There’s another gravel mine in the Boston Corner neighborhood, the O&G Gravel Mine, which though active doesn’t seem to create much of a stir. 

Ingram said O&G renewed its permit several years ago and there was “no resistance at that time.” Falcetti said with the Palumbo farm, though, she’s very concerned.

“That field has been farmed for 100 years; it’s been farmed for the last 20 years by the same farmer now, and there’s a lot of construction going on and Palumbo needs gravel,” she said. “And then there could be as many as four big tractor trailer trucks making six round trips an hour… For me, the noise from a truck every 11 minutes, it definitely increases heavy traffic for another, figure 12 to 15 months. It’s a lot.”

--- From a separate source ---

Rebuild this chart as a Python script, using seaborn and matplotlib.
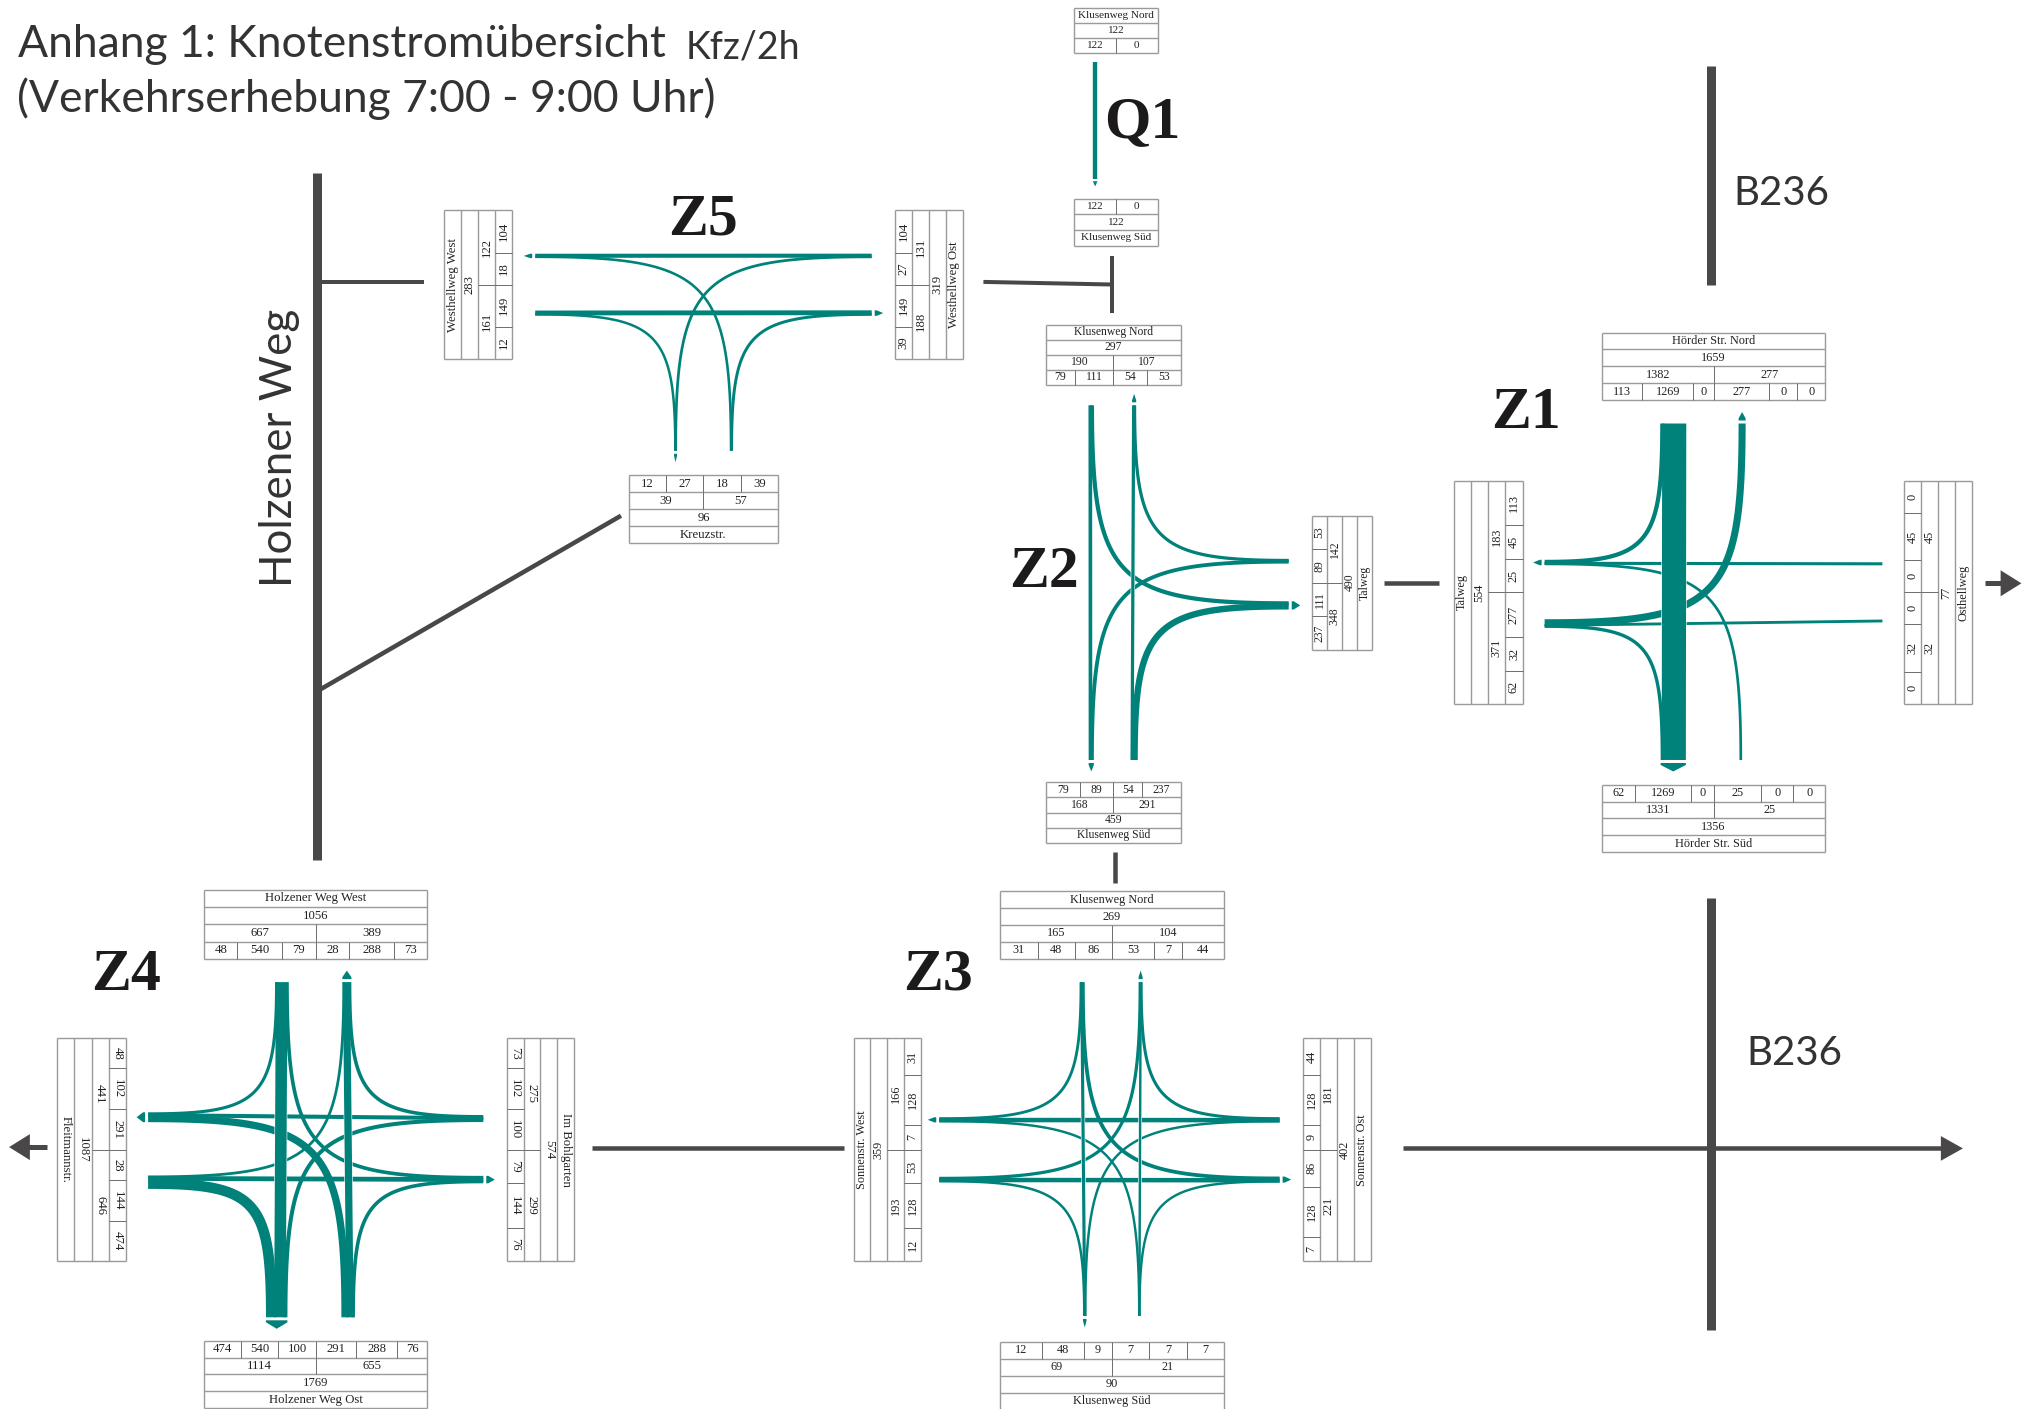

If approved, Schneeberger expects the work to take about 15 months, simply because he doesn’t plan on working through the winter when there is snow and ice, as it’s harder to do so as mud could get tracked on the roadway. He also noted he doesn’t plan on removing all of the gravel at once. 

“It will be a little bit at a time as we go, so the visual impact will not be that big,” he said, adding he will hire all local workers, likely between three and four.

The work ahead

Yet Falcetti is nervous that despite the more than 26 residents who signed a letter pleading with the Planning Board to reject Schneeberger’s application, the law and the powers that be are not on her side.

“We’re going to lose this,” she predicted. 

Still, she hasn’t given up hope just yet.

“Bottom line, we want to preserve our scenic corridor,” she persisted.

That’s why Falcetti and her supporters continue to research with the state and its Department of Environmental Conservation, as well as with the Planning Board, to see if there are any loopholes or other ways to force the applicant to either compromise or withdraw his application altogether.

Future hearings

Meanwhile, the public hearing that was continued from the July Planning Board meeting regarding the Schneeberger application will continue in person at Ancram Town Hall at 1416 County Route 7 on Thursday, Aug. 5, at 7 p.m.